**SHORT EXERCISE**
Provide an exact copy of the data, excluding the images.

**INFORMATION PROVIDED**
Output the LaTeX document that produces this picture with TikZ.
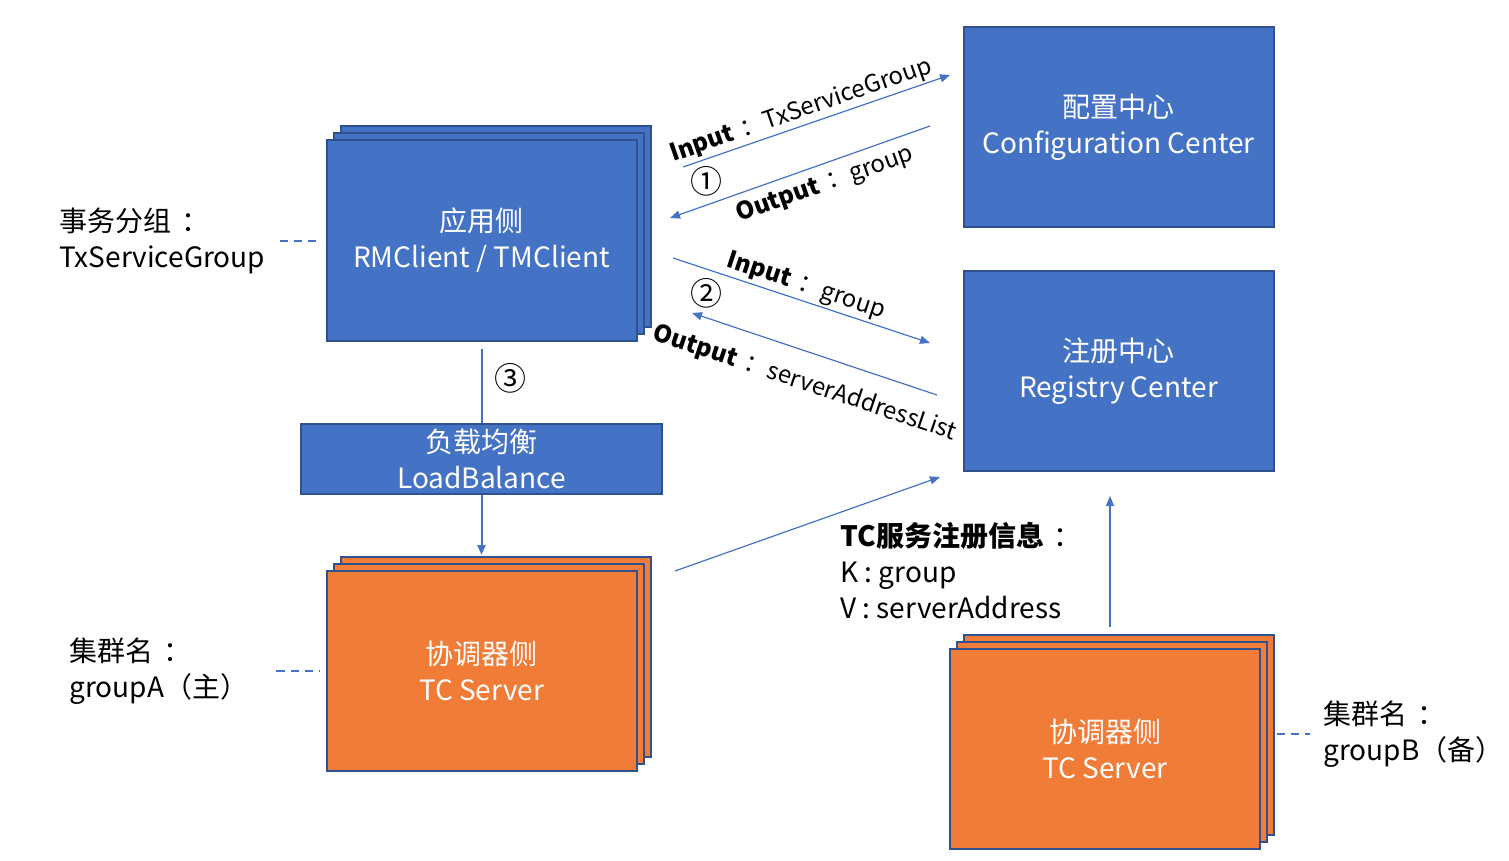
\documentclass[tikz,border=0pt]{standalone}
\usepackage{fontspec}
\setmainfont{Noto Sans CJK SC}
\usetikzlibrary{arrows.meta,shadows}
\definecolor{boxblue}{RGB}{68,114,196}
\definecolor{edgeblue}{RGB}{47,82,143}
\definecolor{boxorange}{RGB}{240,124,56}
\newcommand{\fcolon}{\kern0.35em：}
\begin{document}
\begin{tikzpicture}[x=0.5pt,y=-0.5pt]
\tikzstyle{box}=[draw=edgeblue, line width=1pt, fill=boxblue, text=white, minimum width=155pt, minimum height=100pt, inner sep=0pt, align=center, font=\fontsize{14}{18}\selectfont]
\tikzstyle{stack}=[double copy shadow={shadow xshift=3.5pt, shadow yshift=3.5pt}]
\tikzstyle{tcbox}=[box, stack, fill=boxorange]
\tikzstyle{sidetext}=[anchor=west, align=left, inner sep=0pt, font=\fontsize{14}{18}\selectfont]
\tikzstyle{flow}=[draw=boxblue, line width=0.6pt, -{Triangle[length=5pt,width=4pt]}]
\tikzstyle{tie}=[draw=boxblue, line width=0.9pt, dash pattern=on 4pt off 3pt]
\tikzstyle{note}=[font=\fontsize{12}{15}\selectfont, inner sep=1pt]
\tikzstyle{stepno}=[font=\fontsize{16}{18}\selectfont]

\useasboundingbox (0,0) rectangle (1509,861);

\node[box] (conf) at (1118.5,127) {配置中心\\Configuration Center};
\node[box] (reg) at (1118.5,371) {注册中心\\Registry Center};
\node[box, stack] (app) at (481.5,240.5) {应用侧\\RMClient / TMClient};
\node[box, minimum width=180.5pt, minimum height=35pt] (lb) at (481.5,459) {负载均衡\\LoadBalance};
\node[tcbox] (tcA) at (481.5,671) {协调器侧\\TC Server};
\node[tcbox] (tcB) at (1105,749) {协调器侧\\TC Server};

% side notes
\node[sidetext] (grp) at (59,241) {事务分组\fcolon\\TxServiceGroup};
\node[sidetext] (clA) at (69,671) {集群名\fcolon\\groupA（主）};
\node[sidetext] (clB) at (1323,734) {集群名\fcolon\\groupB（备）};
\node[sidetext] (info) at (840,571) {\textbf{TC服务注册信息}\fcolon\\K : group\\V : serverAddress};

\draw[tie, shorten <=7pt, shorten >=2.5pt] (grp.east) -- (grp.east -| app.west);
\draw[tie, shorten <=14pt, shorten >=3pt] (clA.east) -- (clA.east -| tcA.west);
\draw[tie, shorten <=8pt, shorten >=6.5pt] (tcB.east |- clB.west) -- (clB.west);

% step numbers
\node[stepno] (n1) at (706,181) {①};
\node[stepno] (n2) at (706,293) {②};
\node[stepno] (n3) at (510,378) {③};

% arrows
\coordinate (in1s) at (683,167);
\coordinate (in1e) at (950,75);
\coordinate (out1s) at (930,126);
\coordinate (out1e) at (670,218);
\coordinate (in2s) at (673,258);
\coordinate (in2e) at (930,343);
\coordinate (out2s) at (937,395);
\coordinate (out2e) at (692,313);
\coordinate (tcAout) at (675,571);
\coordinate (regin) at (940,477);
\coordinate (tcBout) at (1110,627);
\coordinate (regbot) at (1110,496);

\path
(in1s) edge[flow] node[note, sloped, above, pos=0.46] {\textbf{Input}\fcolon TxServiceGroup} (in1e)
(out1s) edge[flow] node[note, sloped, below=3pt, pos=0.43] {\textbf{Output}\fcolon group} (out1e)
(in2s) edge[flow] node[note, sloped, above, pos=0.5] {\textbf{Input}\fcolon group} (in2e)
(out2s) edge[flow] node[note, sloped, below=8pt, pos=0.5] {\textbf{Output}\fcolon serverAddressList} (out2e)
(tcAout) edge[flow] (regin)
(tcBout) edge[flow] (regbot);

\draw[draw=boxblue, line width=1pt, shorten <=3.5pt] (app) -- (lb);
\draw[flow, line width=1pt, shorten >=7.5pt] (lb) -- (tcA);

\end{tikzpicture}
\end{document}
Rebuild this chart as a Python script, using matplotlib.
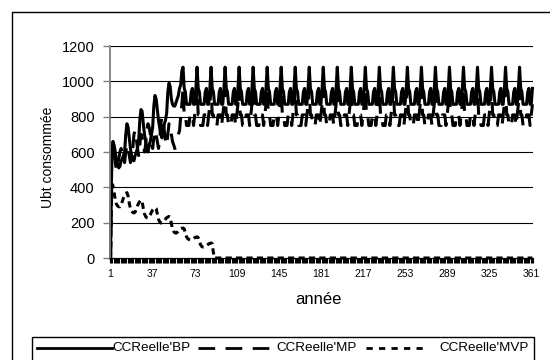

**ANSWER BELOW**
Output the LaTeX document that produces this picture with TikZ.
\documentclass[tikz,border=0pt]{standalone}
\usepackage{fontspec}
\setmainfont{Noto Sans CJK SC}
\usetikzlibrary{arrows.meta,shadows}
\definecolor{boxblue}{RGB}{68,114,196}
\definecolor{edgeblue}{RGB}{47,82,143}
\definecolor{boxorange}{RGB}{240,124,56}
\newcommand{\fcolon}{\kern0.35em：}
\begin{document}
\begin{tikzpicture}[x=0.5pt,y=-0.5pt]
\tikzstyle{box}=[draw=edgeblue, line width=1pt, fill=boxblue, text=white, minimum width=155pt, minimum height=100pt, inner sep=0pt, align=center, font=\fontsize{14}{18}\selectfont]
\tikzstyle{stack}=[double copy shadow={shadow xshift=3.5pt, shadow yshift=3.5pt}]
\tikzstyle{tcbox}=[box, stack, fill=boxorange]
\tikzstyle{sidetext}=[anchor=west, align=left, inner sep=0pt, font=\fontsize{14}{18}\selectfont]
\tikzstyle{flow}=[draw=boxblue, line width=0.6pt, -{Triangle[length=5pt,width=4pt]}]
\tikzstyle{tie}=[draw=boxblue, line width=0.9pt, dash pattern=on 4pt off 3pt]
\tikzstyle{note}=[font=\fontsize{12}{15}\selectfont, inner sep=1pt]
\tikzstyle{stepno}=[font=\fontsize{16}{18}\selectfont]

\useasboundingbox (0,0) rectangle (1509,861);

\node[box] (conf) at (1118.5,127) {配置中心\\Configuration Center};
\node[box] (reg) at (1118.5,371) {注册中心\\Registry Center};
\node[box, stack] (app) at (481.5,240.5) {应用侧\\RMClient / TMClient};
\node[box, minimum width=180.5pt, minimum height=35pt] (lb) at (481.5,459) {负载均衡\\LoadBalance};
\node[tcbox] (tcA) at (481.5,671) {协调器侧\\TC Server};
\node[tcbox] (tcB) at (1105,749) {协调器侧\\TC Server};

% side notes
\node[sidetext] (grp) at (59,241) {事务分组\fcolon\\TxServiceGroup};
\node[sidetext] (clA) at (69,671) {集群名\fcolon\\groupA（主）};
\node[sidetext] (clB) at (1323,734) {集群名\fcolon\\groupB（备）};
\node[sidetext] (info) at (840,571) {\textbf{TC服务注册信息}\fcolon\\K : group\\V : serverAddress};

\draw[tie, shorten <=7pt, shorten >=2.5pt] (grp.east) -- (grp.east -| app.west);
\draw[tie, shorten <=14pt, shorten >=3pt] (clA.east) -- (clA.east -| tcA.west);
\draw[tie, shorten <=8pt, shorten >=6.5pt] (tcB.east |- clB.west) -- (clB.west);

% step numbers
\node[stepno] (n1) at (706,181) {①};
\node[stepno] (n2) at (706,293) {②};
\node[stepno] (n3) at (510,378) {③};

% arrows
\coordinate (in1s) at (683,167);
\coordinate (in1e) at (950,75);
\coordinate (out1s) at (930,126);
\coordinate (out1e) at (670,218);
\coordinate (in2s) at (673,258);
\coordinate (in2e) at (930,343);
\coordinate (out2s) at (937,395);
\coordinate (out2e) at (692,313);
\coordinate (tcAout) at (675,571);
\coordinate (regin) at (940,477);
\coordinate (tcBout) at (1110,627);
\coordinate (regbot) at (1110,496);

\path
(in1s) edge[flow] node[note, sloped, above, pos=0.46] {\textbf{Input}\fcolon TxServiceGroup} (in1e)
(out1s) edge[flow] node[note, sloped, below=3pt, pos=0.43] {\textbf{Output}\fcolon group} (out1e)
(in2s) edge[flow] node[note, sloped, above, pos=0.5] {\textbf{Input}\fcolon group} (in2e)
(out2s) edge[flow] node[note, sloped, below=8pt, pos=0.5] {\textbf{Output}\fcolon serverAddressList} (out2e)
(tcAout) edge[flow] (regin)
(tcBout) edge[flow] (regbot);

\draw[draw=boxblue, line width=1pt, shorten <=3.5pt] (app) -- (lb);
\draw[flow, line width=1pt, shorten >=7.5pt] (lb) -- (tcA);

\end{tikzpicture}
\end{document}
Rebuild this chart as a Python script, using matplotlib.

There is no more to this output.